_Set task_
Transcribe all the records exactly and omit any images they hold.

_Plotting code records_

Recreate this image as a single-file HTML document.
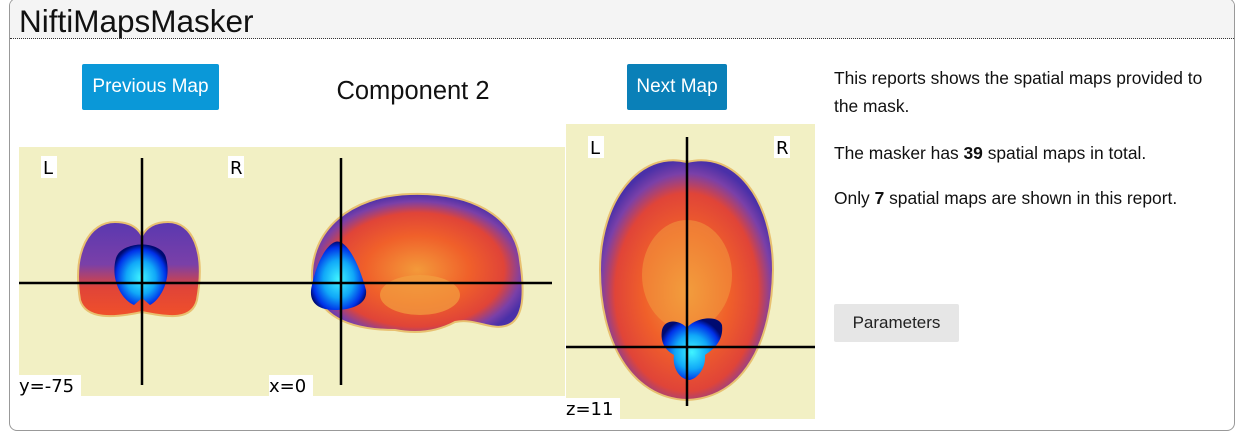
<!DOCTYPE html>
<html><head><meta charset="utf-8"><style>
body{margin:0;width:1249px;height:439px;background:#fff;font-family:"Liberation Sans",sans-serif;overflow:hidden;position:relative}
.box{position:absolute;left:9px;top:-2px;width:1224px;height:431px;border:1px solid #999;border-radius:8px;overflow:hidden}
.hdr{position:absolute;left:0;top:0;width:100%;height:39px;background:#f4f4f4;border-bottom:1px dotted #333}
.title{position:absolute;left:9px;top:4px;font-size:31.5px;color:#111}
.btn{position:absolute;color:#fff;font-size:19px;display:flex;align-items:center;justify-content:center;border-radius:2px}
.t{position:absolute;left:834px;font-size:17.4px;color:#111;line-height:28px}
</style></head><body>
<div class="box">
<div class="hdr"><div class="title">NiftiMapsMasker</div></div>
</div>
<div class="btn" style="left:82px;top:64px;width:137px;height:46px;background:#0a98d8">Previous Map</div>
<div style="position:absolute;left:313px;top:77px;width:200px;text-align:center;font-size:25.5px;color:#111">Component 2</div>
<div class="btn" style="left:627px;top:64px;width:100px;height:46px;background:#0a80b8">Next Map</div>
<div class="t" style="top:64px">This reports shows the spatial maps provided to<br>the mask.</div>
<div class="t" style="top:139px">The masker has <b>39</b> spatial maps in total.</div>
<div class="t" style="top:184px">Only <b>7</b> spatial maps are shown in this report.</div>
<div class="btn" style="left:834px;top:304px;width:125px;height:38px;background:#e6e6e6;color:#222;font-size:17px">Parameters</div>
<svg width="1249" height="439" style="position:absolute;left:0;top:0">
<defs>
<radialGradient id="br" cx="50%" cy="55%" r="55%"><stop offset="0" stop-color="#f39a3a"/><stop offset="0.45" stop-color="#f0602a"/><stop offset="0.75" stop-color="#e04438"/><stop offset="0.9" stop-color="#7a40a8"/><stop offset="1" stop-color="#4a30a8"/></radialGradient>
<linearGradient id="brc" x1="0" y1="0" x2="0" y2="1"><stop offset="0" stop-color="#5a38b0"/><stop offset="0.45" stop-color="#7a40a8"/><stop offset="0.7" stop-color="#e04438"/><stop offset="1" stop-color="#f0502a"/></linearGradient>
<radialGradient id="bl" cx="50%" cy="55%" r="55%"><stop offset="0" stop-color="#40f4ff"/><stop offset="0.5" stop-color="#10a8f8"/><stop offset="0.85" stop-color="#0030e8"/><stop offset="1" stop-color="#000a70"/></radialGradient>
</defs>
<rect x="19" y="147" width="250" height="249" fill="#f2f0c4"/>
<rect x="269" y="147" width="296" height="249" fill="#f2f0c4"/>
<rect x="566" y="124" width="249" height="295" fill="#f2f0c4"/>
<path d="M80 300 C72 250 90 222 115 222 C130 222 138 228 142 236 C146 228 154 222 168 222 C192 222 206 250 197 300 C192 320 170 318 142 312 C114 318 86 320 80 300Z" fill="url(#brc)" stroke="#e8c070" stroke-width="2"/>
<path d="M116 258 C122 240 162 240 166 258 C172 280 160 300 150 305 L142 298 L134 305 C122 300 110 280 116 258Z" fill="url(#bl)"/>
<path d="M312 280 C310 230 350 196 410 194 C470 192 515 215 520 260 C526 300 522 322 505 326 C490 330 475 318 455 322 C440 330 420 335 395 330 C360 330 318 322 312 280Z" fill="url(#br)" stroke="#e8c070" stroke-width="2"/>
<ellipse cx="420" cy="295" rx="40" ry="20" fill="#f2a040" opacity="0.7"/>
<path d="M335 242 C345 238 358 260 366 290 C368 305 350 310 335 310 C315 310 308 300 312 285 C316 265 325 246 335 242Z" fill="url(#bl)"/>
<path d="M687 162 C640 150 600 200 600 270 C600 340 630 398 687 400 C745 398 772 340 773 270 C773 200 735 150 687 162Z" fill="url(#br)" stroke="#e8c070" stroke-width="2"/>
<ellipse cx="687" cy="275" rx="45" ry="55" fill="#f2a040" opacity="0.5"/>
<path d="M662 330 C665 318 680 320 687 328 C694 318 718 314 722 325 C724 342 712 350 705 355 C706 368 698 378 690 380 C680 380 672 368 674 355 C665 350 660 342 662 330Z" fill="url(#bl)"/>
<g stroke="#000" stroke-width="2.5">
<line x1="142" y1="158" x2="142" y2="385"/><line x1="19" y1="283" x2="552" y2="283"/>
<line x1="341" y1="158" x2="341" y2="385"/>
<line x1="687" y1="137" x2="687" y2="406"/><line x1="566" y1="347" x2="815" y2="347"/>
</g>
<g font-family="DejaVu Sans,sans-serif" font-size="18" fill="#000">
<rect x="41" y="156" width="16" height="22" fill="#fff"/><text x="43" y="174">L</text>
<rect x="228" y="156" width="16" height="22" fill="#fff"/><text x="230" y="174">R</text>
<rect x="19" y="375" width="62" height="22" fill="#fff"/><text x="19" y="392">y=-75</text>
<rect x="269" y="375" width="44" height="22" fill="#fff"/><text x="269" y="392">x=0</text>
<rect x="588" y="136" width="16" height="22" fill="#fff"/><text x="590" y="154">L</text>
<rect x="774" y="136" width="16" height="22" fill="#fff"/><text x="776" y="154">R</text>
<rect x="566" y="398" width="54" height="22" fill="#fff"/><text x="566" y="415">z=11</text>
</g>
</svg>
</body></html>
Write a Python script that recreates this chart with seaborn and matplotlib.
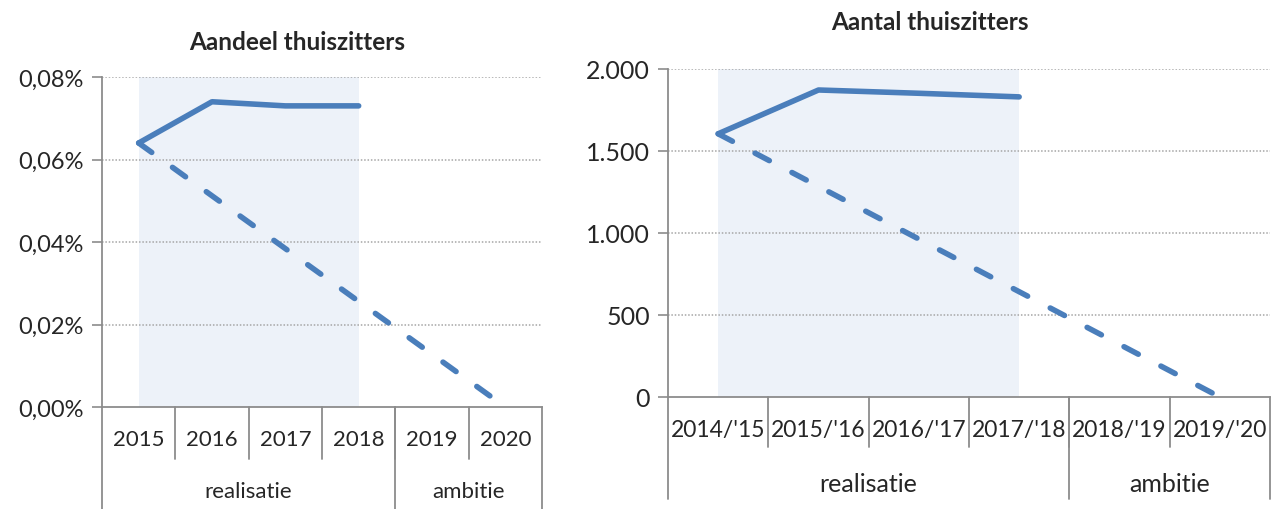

_The completed task_
Recreate this image as a single-file HTML document.
<!DOCTYPE html>
<html><head><meta charset="utf-8"><style>
body{margin:0;width:1249px;height:439px;background:#fff;font-family:"Liberation Sans",sans-serif;overflow:hidden;position:relative}
.box{position:absolute;left:9px;top:-2px;width:1224px;height:431px;border:1px solid #999;border-radius:8px;overflow:hidden}
.hdr{position:absolute;left:0;top:0;width:100%;height:39px;background:#f4f4f4;border-bottom:1px dotted #333}
.title{position:absolute;left:9px;top:4px;font-size:31.5px;color:#111}
.btn{position:absolute;color:#fff;font-size:19px;display:flex;align-items:center;justify-content:center;border-radius:2px}
.t{position:absolute;left:834px;font-size:17.4px;color:#111;line-height:28px}
</style></head><body>
<div class="box">
<div class="hdr"><div class="title">NiftiMapsMasker</div></div>
</div>
<div class="btn" style="left:82px;top:64px;width:137px;height:46px;background:#0a98d8">Previous Map</div>
<div style="position:absolute;left:313px;top:77px;width:200px;text-align:center;font-size:25.5px;color:#111">Component 2</div>
<div class="btn" style="left:627px;top:64px;width:100px;height:46px;background:#0a80b8">Next Map</div>
<div class="t" style="top:64px">This reports shows the spatial maps provided to<br>the mask.</div>
<div class="t" style="top:139px">The masker has <b>39</b> spatial maps in total.</div>
<div class="t" style="top:184px">Only <b>7</b> spatial maps are shown in this report.</div>
<div class="btn" style="left:834px;top:304px;width:125px;height:38px;background:#e6e6e6;color:#222;font-size:17px">Parameters</div>
<svg width="1249" height="439" style="position:absolute;left:0;top:0">
<defs>
<radialGradient id="br" cx="50%" cy="55%" r="55%"><stop offset="0" stop-color="#f39a3a"/><stop offset="0.45" stop-color="#f0602a"/><stop offset="0.75" stop-color="#e04438"/><stop offset="0.9" stop-color="#7a40a8"/><stop offset="1" stop-color="#4a30a8"/></radialGradient>
<linearGradient id="brc" x1="0" y1="0" x2="0" y2="1"><stop offset="0" stop-color="#5a38b0"/><stop offset="0.45" stop-color="#7a40a8"/><stop offset="0.7" stop-color="#e04438"/><stop offset="1" stop-color="#f0502a"/></linearGradient>
<radialGradient id="bl" cx="50%" cy="55%" r="55%"><stop offset="0" stop-color="#40f4ff"/><stop offset="0.5" stop-color="#10a8f8"/><stop offset="0.85" stop-color="#0030e8"/><stop offset="1" stop-color="#000a70"/></radialGradient>
</defs>
<rect x="19" y="147" width="250" height="249" fill="#f2f0c4"/>
<rect x="269" y="147" width="296" height="249" fill="#f2f0c4"/>
<rect x="566" y="124" width="249" height="295" fill="#f2f0c4"/>
<path d="M80 300 C72 250 90 222 115 222 C130 222 138 228 142 236 C146 228 154 222 168 222 C192 222 206 250 197 300 C192 320 170 318 142 312 C114 318 86 320 80 300Z" fill="url(#brc)" stroke="#e8c070" stroke-width="2"/>
<path d="M116 258 C122 240 162 240 166 258 C172 280 160 300 150 305 L142 298 L134 305 C122 300 110 280 116 258Z" fill="url(#bl)"/>
<path d="M312 280 C310 230 350 196 410 194 C470 192 515 215 520 260 C526 300 522 322 505 326 C490 330 475 318 455 322 C440 330 420 335 395 330 C360 330 318 322 312 280Z" fill="url(#br)" stroke="#e8c070" stroke-width="2"/>
<ellipse cx="420" cy="295" rx="40" ry="20" fill="#f2a040" opacity="0.7"/>
<path d="M335 242 C345 238 358 260 366 290 C368 305 350 310 335 310 C315 310 308 300 312 285 C316 265 325 246 335 242Z" fill="url(#bl)"/>
<path d="M687 162 C640 150 600 200 600 270 C600 340 630 398 687 400 C745 398 772 340 773 270 C773 200 735 150 687 162Z" fill="url(#br)" stroke="#e8c070" stroke-width="2"/>
<ellipse cx="687" cy="275" rx="45" ry="55" fill="#f2a040" opacity="0.5"/>
<path d="M662 330 C665 318 680 320 687 328 C694 318 718 314 722 325 C724 342 712 350 705 355 C706 368 698 378 690 380 C680 380 672 368 674 355 C665 350 660 342 662 330Z" fill="url(#bl)"/>
<g stroke="#000" stroke-width="2.5">
<line x1="142" y1="158" x2="142" y2="385"/><line x1="19" y1="283" x2="552" y2="283"/>
<line x1="341" y1="158" x2="341" y2="385"/>
<line x1="687" y1="137" x2="687" y2="406"/><line x1="566" y1="347" x2="815" y2="347"/>
</g>
<g font-family="DejaVu Sans,sans-serif" font-size="18" fill="#000">
<rect x="41" y="156" width="16" height="22" fill="#fff"/><text x="43" y="174">L</text>
<rect x="228" y="156" width="16" height="22" fill="#fff"/><text x="230" y="174">R</text>
<rect x="19" y="375" width="62" height="22" fill="#fff"/><text x="19" y="392">y=-75</text>
<rect x="269" y="375" width="44" height="22" fill="#fff"/><text x="269" y="392">x=0</text>
<rect x="588" y="136" width="16" height="22" fill="#fff"/><text x="590" y="154">L</text>
<rect x="774" y="136" width="16" height="22" fill="#fff"/><text x="776" y="154">R</text>
<rect x="566" y="398" width="54" height="22" fill="#fff"/><text x="566" y="415">z=11</text>
</g>
</svg>
</body></html>
Write a Python script that recreates this chart with seaborn and matplotlib.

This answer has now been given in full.